The main long-term goal of Cherry Stake Pool, just like that of any other sustainably managed stake pool, is to become a meaningful contributor to the Cardano blockchain’s stability, vitality and decentralization. In order to achieve this goal, the stake pool needs to grow to a size that enables it to create blocks on a regular basis. Since Cardano is based on a proof-of-stake consensus algorithm, this means a certain amount of stake in the form of ADA needs to be delegated to the pool.

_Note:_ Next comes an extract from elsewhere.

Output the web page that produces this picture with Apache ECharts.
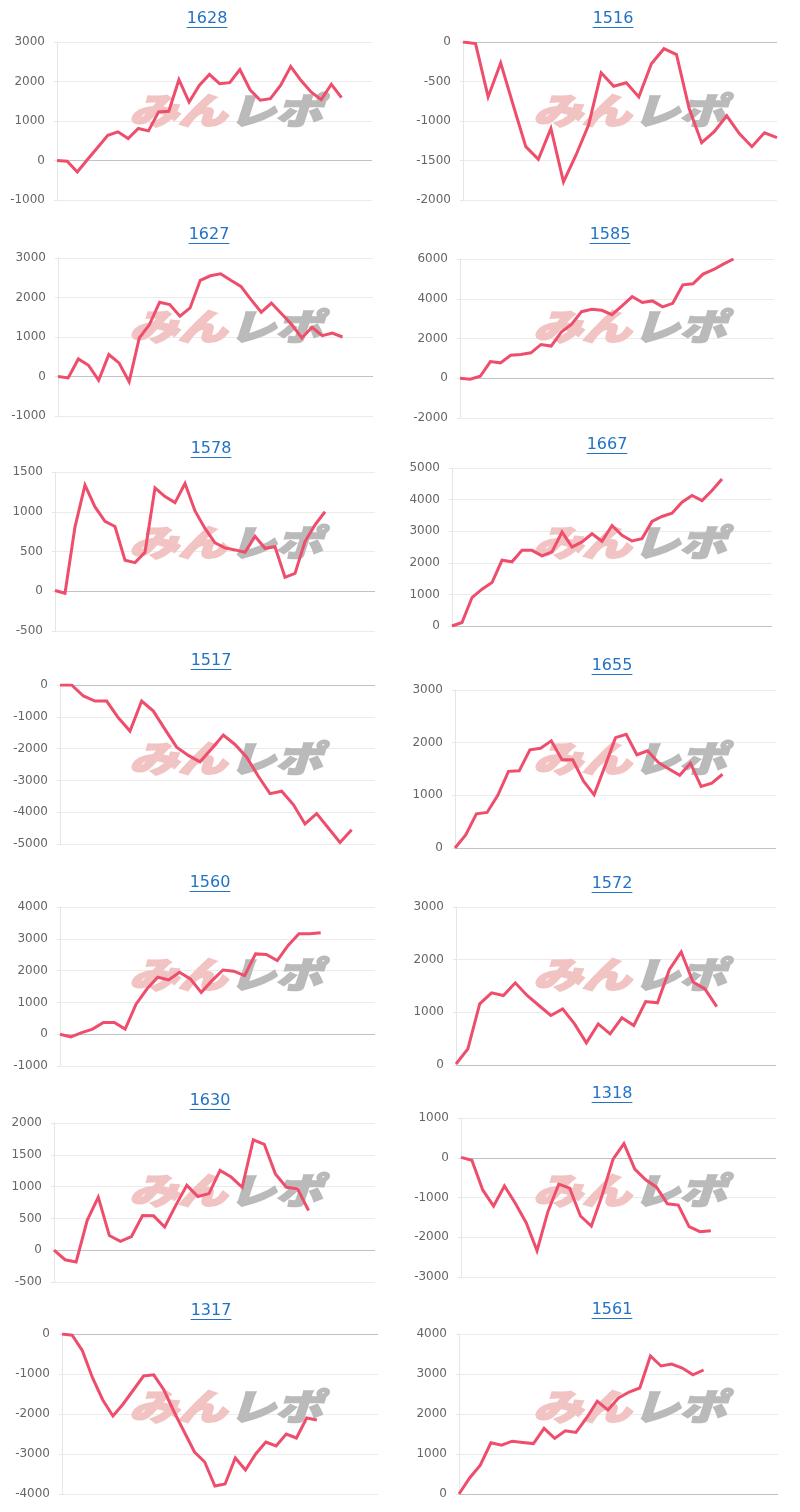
<!DOCTYPE html>
<html><head><meta charset="utf-8">
<script src="https://cdn.jsdelivr.net/npm/echarts@6/dist/echarts.min.js"></script>
<style>html,body{margin:0;padding:0;background:#fff}#c{width:800px;height:1512px}</style>
</head><body><div id="c"></div>
<script>
// ---- data ----
const titles = ['1628','1516','1627','1585','1578','1667','1517','1655','1560','1572','1630','1318','1317','1561'];
const s1628 = [0,-20,-290,25,330,640,725,555,810,750,1230,1245,2045,1480,1900,2180,1945,1970,2300,1790,1525,1565,1900,2380,2030,1735,1540,1930,1590];
const s1516 = [0,-20,-695,-265,-800,-1325,-1485,-1095,-1770,-1430,-1050,-390,-560,-515,-695,-275,-85,-160,-840,-1275,-1135,-935,-1160,-1325,-1150,-1210];
const s1627 = [0,-35,445,285,-95,555,345,-135,975,1315,1880,1820,1525,1735,2435,2550,2600,2435,2280,1945,1625,1860,1590,1315,975,1245,1035,1100,1000];
const s1585 = [0,-50,100,840,775,1160,1190,1280,1700,1620,2325,2710,3350,3470,3420,3200,3640,4110,3810,3890,3590,3770,4700,4750,5240,5460,5745,6000];
const s1578 = [10,-25,810,1335,1060,880,815,390,360,490,1300,1190,1115,1355,1010,790,610,545,520,490,690,540,560,175,225,625,835,1000];
const s1667 = [0,110,900,1165,1375,2080,2030,2395,2395,2220,2345,2975,2500,2660,2920,2680,3180,2870,2690,2765,3310,3465,3570,3920,4130,3970,4285,4655];
const s1517 = [0,0,-345,-505,-505,-1030,-1450,-505,-820,-1395,-1955,-2215,-2415,-2005,-1575,-1870,-2270,-2870,-3415,-3340,-3760,-4370,-4045,-4495,-4950,-4550];
const s1655 = [0,250,650,675,1000,1455,1465,1865,1895,2035,1675,1675,1275,1010,1545,2095,2160,1770,1845,1625,1500,1380,1610,1170,1230,1400];
const s1560 = [0,-85,50,160,370,370,160,945,1420,1790,1705,1950,1740,1315,1685,2020,1980,1840,2525,2505,2315,2790,3160,3160,3190];
const s1572 = [20,305,1160,1370,1320,1560,1320,1130,940,1065,780,420,780,590,895,750,1205,1180,1810,2145,1575,1445,1110];
const s1630 = [0,-150,-185,470,835,230,140,215,545,540,365,705,1020,845,890,1255,1150,990,1735,1665,1200,990,965,625];
const s1318 = [10,-65,-810,-1215,-710,-1145,-1635,-2340,-1355,-665,-765,-1465,-1720,-935,-35,355,-285,-555,-740,-1160,-1190,-1735,-1860,-1835];
const s1317 = [0,-30,-420,-1100,-1650,-2050,-1750,-1400,-1050,-1020,-1400,-1950,-2450,-2950,-3200,-3800,-3750,-3100,-3400,-3000,-2700,-2800,-2500,-2600,-2100,-2150];
const s1561 = [0,400,720,1280,1220,1320,1290,1260,1640,1390,1580,1540,1900,2320,2100,2400,2550,2650,3450,3200,3250,3150,2980,3100];
const seriesData = [s1628,s1516,s1627,s1585,s1578,s1667,s1517,s1655,s1560,s1572,s1630,s1318,s1317,s1561];
const catCounts = [32,26,32,32,33,33,28,31,30,28,30,30,32,31];
const yMin  = [-1000,-2000,-1000,-2000,-500,0,-5000,0,-1000,0,-500,-3000,-4000,0];
const yMax  = [3000,0,3000,6000,1500,5000,0,3000,4000,3000,2000,1000,0,4000];
const yStep = [1000,500,1000,2000,500,1000,1000,1000,1000,1000,500,1000,1000,1000];

// ---- layout (pixels) ----
const plotBox = [ // left, right, top, bottom
  [57,372,42,200],[463,777,42,200],
  [58,373,258,416],[460,774,259,418],
  [55,375,472,631],[452,772,468,626],
  [60,375,685,844],[455,776,690,848],
  [60,375,907,1066],[456,776,907,1065],
  [54,375,1123,1282],[461,776,1118,1277],
  [62,378,1334,1494],[459,778,1334,1494]
];
const titlePos = [[207,19],[613,19],[209,235],[610,235],[211,449],[607,445],[211,661],[612,666],[210,883],[612,884],[210,1101],[612,1094],[211,1311],[612,1310]];
const rowTops = [0,216,432,648,864,1080,1296];

const titleFont = '16px "DejaVu Sans"';
const titleColor = '#2273c6';
const ctx = document.createElement('canvas').getContext('2d');
ctx.font = titleFont;

const wmFont = 'italic 900 48px "Noto Sans CJK JP"';
const wmPink = '#f2c3c3';
const wmGray = '#bababa';

const grids=[], xAxes=[], yAxes=[], series=[], graphics=[];
seriesData.forEach((data,i)=>{
  const b = plotBox[i];
  grids.push({left:b[0], top:b[2], width:b[1]-b[0], height:b[3]-b[2]});
  const cats = [];
  for (let k=0;k<catCounts[i];k++) cats.push(String(k+1));
  xAxes.push({type:'category', gridIndex:i, data:cats, boundaryGap:false,
    axisLine:{show:false}, axisTick:{show:false}, axisLabel:{show:false}, splitLine:{show:false}});
  const n = Math.round((yMax[i]-yMin[i])/yStep[i]);
  const colors=[];
  for (let k=0;k<=n;k++) colors.push(yMin[i]+k*yStep[i]===0 ? '#c2c2c2' : '#ebebeb');
  yAxes.push({type:'value', gridIndex:i, min:yMin[i], max:yMax[i], interval:yStep[i],
    axisLine:{show:true, lineStyle:{color:'#e6e6e6', width:1}},
    axisTick:{show:true, length:3, lineStyle:{color:'#e6e6e6'}},
    axisLabel:{color:'#666', fontSize:12, fontFamily:'DejaVu Sans', margin:12, formatter:v=>String(v)},
    splitLine:{show:true, lineStyle:{color:colors, width:1}}});
  series.push({type:'line', xAxisIndex:i, yAxisIndex:i, data:data, symbol:'none', showSymbol:false,
    lineStyle:{color:'#ef4d6c', width:3, join:'miter'}, itemStyle:{color:'#ef4d6c'}, z:5, animation:false});
  // title + underline
  const tp = titlePos[i];
  const w = ctx.measureText(titles[i]).width;
  graphics.push({type:'text', x:tp[0], y:tp[1], z:10,
    style:{text:titles[i], font:titleFont, fill:titleColor, align:'center', verticalAlign:'middle', textAlign:'center', textVerticalAlign:'middle'}});
  graphics.push({type:'rect', z:10, shape:{x:tp[0]-w/2, y:tp[1]+8, width:w, height:1}, style:{fill:titleColor}});
  // watermark
  const cx = (i%2===0) ? 228 : 632;
  const cy = rowTops[Math.floor(i/2)] + 110;
  graphics.push({type:'text', x:cx-1, y:cy, z:1, scaleY:0.75, scaleX:1.02,
    style:{text:'みん', font:wmFont, fill:wmPink, stroke:wmPink, lineWidth:2.5, align:'right', verticalAlign:'middle', textAlign:'right', textVerticalAlign:'middle'}});
  graphics.push({type:'text', x:cx+1, y:cy, z:1, scaleY:0.75, scaleX:0.97,
    style:{text:'レポ', font:wmFont, fill:wmGray, stroke:wmGray, lineWidth:2.5, align:'left', verticalAlign:'middle', textAlign:'left', textVerticalAlign:'middle'}});
});

const chart = echarts.init(document.getElementById('c'), null, {renderer:'canvas'});
chart.setOption({animation:false, backgroundColor:'#fff', grid:grids, xAxis:xAxes, yAxis:yAxes, series:series, graphic:graphics});
</script></body></html>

Cherry Stake Pool‘s pledge is currently set to 25000 ADA, which by itself is not enough to predictably mint at least one block per epoch and therefore generate a steady flow of revenue. However, by delegating your wallet to the pool, your ADAs will increase the pool’s stake and, hence, its likelihood to create blocks. At the same time, your delegated stake will entitle you to receive returns proportional to the relative amount of stake you delegated to the pool. The process of distributing rewards is handled automatically by the blockchain protocol. In case you have questions or need assistance with staking, feel free to use the contact channels provided in the menu to get in contact.
As you can see from the “Technical Details” section, a lot of effort has gone into making Cherry Stake Pool not only reliable and safe, but also into making it as (time and resource) efficient as possible to manage. As a result, the variable margin is set to 0% and running costs will be compensated for only by the minimum fixed fee of 340 ADA per minted block. The pool operator has no intent of generating profit from pool operations, which leaves all block rewards to be distributed amongst the delegators proportionally.